Thursday, April 26, 2007 21:44
♥
Tomorrow will be Friday & it means last day of week 1 (: I don't really like school now especially this semester. Workload is heavy and almost all the modules are so difficult. Boy had left for overseas today morning. We talked over the phone last night & still I can't control my tears. I just got this feeling that my heart is tearing apart although he will be back on Sunday. I just can't hold back my tears and I cried for half an hour. I cried myself to sleep last night and woke up once every 2 hours. I was so anxious that I will missed boy's morning call. I really want to hear him talk to me before he board the plane.
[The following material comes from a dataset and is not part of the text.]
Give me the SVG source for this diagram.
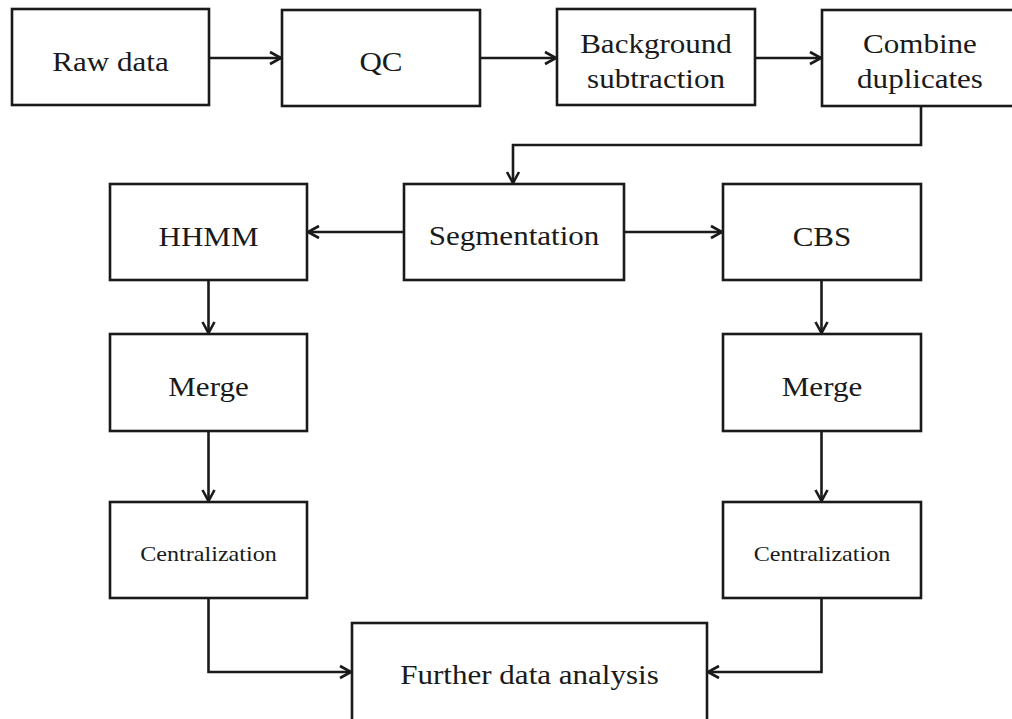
<svg xmlns="http://www.w3.org/2000/svg" width="1012" height="719" viewBox="0 0 1012 719">
<style>
.box{fill:#fff;stroke:#1a1a1a;stroke-width:2.6}
.t{font-family:"Liberation Serif","Times New Roman",serif;font-size:27px;fill:#1a1a1a;text-anchor:middle}
.s{font-size:21px}
.c{fill:none;stroke:#1a1a1a;stroke-width:2.6}
</style>
<defs>
<marker id="ah" markerUnits="userSpaceOnUse" markerWidth="14" markerHeight="16" refX="12" refY="7" orient="auto" overflow="visible">
<path d="M1,1 L12,7 L1,13" fill="none" stroke="#1a1a1a" stroke-width="2.6"/>
</marker>
</defs>
<rect width="1012" height="719" fill="#fff"/>
<g id="connectors">
<path class="c" d="M209,58 H281" marker-end="url(#ah)"/>
<path class="c" d="M480,58 H556" marker-end="url(#ah)"/>
<path class="c" d="M755,58 H821" marker-end="url(#ah)"/>
<path class="c" d="M921,106 V145 H513 V183" marker-end="url(#ah)"/>
<path class="c" d="M404,232 H308" marker-end="url(#ah)"/>
<path class="c" d="M624,232 H722" marker-end="url(#ah)"/>
<path class="c" d="M208.5,280 V333" marker-end="url(#ah)"/>
<path class="c" d="M821.5,280 V333" marker-end="url(#ah)"/>
<path class="c" d="M208.5,431 V501" marker-end="url(#ah)"/>
<path class="c" d="M821.5,431 V501" marker-end="url(#ah)"/>
<path class="c" d="M208.5,598 V672 H351" marker-end="url(#ah)"/>
<path class="c" d="M821.5,598 V672 H708" marker-end="url(#ah)"/>
</g>
<g id="raw"><rect class="box" x="12" y="9" width="197" height="96"/><text class="t" transform="translate(110.5,71) scale(1.15,1)">Raw data</text></g>
<g id="qc"><rect class="box" x="282" y="10" width="198" height="96"/><text class="t" transform="translate(381,71) scale(1.15,1)">QC</text></g>
<g id="bg"><rect class="box" x="557" y="9" width="198" height="96"/><text class="t" transform="translate(656,53) scale(1.15,1)">Background</text><text class="t" transform="translate(656,88) scale(1.15,1)">subtraction</text></g>
<g id="combine"><rect class="box" x="822" y="10" width="200" height="96"/><text class="t" transform="translate(920,53) scale(1.15,1)">Combine</text><text class="t" transform="translate(920,88) scale(1.15,1)">duplicates</text></g>
<g id="seg"><rect class="box" x="404" y="184" width="220" height="96"/><text class="t" transform="translate(514,245) scale(1.15,1)">Segmentation</text></g>
<g id="hhmm"><rect class="box" x="110" y="184" width="197" height="96"/><text class="t" transform="translate(208.5,246) scale(1.15,1)">HHMM</text></g>
<g id="cbs"><rect class="box" x="723" y="184" width="198" height="96"/><text class="t" transform="translate(822,246) scale(1.15,1)">CBS</text></g>
<g id="merge1"><rect class="box" x="110" y="334" width="197" height="97"/><text class="t" transform="translate(208.5,396) scale(1.15,1)">Merge</text></g>
<g id="merge2"><rect class="box" x="723" y="334" width="198" height="97"/><text class="t" transform="translate(822,396) scale(1.15,1)">Merge</text></g>
<g id="cent1"><rect class="box" x="110" y="502" width="197" height="96"/><text class="t s" transform="translate(208.5,561) scale(1.15,1)">Centralization</text></g>
<g id="cent2"><rect class="box" x="723" y="502" width="198" height="96"/><text class="t s" transform="translate(822,561) scale(1.15,1)">Centralization</text></g>
<g id="further"><rect class="box" x="352" y="623" width="355" height="110"/><text class="t" transform="translate(529.5,684) scale(1.15,1)">Further data analysis</text></g>
</svg>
After my morning shower, I messaged boy & I started to tear again. Why is this so? In school, I managed to control my tears but once I'm at home or all by myself, I will start to cry again ): After school, went over to meet sister at TM. Shopped around and went home by myself. Reached home, watched TV an went to took my shower before I started to slack in front of my laptop. Boy was so sweet & good to leave me a comment in friendster before he leave. But again, I can't hold back my tears. I'm so useless and emotional. I just hate myself at times for being such a failure. Right now, I'm waiting to give me a call since he promised me that he will call me everyday. I'm still waiting for his call although I'm feeling fatigue now. I really don't want to miss his call as I really want to hear his voice & I miss him so much. I felt so lost without him. Thanks to those who kept me accompanied. [classmates, Pauline & Janice] I really appreciate it. Till here. Good night.